I draw inspiration from Sartre who saw consciousness as a negating force.
If we are to accept this definition as true then to become conscious of self would involve separating a piece of the mind so as to see the rest of it.
But the seeing part never sees itself, since it cannot be but the seeing part and so a cloud of mystery shrouds it.
The eye cannot see itself.
This is where the error occurs. This seeing part assumes that it, the seeing part, is different or separate from the rest, resulting in duality and in concepts concerning God.

tentative

This is the root – a weakness trying to correct itself.

Emotion becomes a strategy, resulting in the religious mind.

Reason on its own can only say ‘I do not know’ or ‘I do know’.
It is not reacting but only observing. Its gaze is cold and indifferent.

The acting is sparked as a reaction to what is observed through emotion.

We feel fear and we want to change it.
Love comes to sublimate this fear and comfort and pacify it.

Emotion sublimates and inebriates instinctive inhibitions.
Instinctive inhibitions are emotions themselves.
Motives are both inhibitions and ambitions.
Emotion, whether conscious or unconscious, is most often a focus upon a reason.
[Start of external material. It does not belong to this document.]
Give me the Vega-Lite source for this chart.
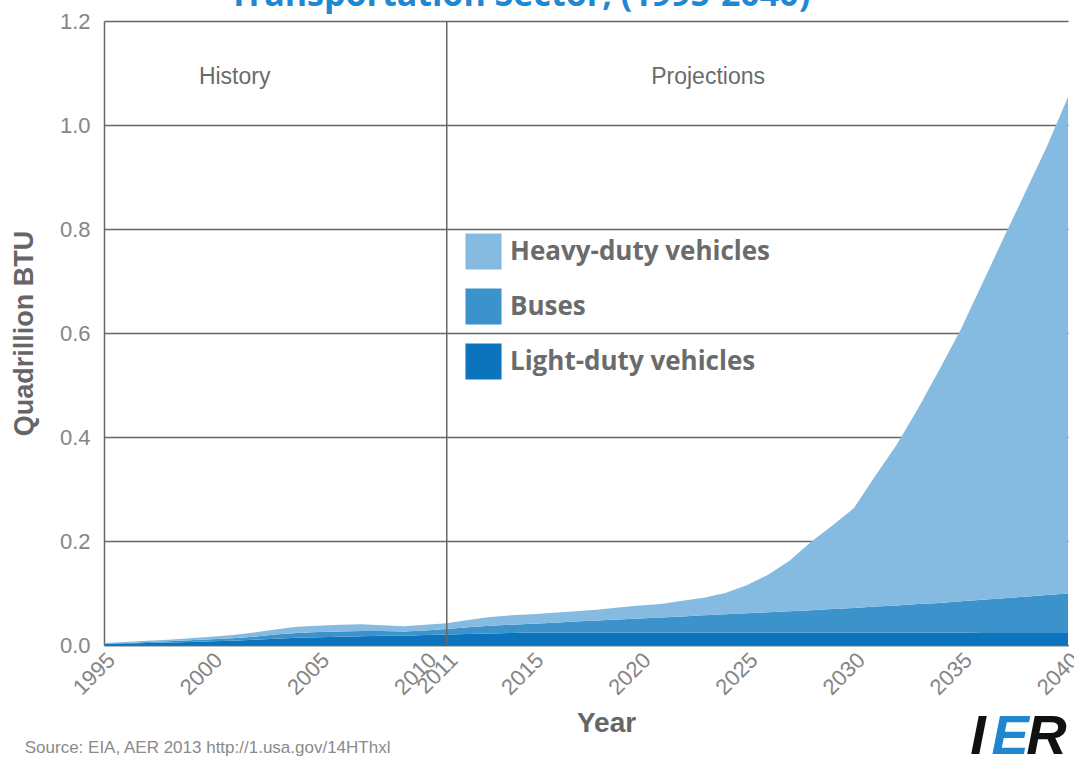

Maybe I can’t talk strait today. :laughing:

It’s probably meant to facilitate all of a persons strongest desires, yeah. God will tell you to make peace with your brother, AND kill the wicked, depending upon what the cultural ideas of “right” are.

Hi Satyr,

I’m not sure that I equate emotion as a weakness trying to correct itself. I’m sure that emotion is used for all sorts of socialization, but emotion can simply function as awareness undifferentiated, much as reason is simply observation.

I realize I’m suggesting intrinsic qualities to both affective and cognitive states, and that is a departure from your POV :laughing: . but I’m just not ready to accept that all of the tiny bits and pieces ever add up to one.

I definitely agree that religion is the result of perceived weaknesses or vulnerablities but being neither religious or non-religious, the religious mind is more a curiosity than a contemplated state of being.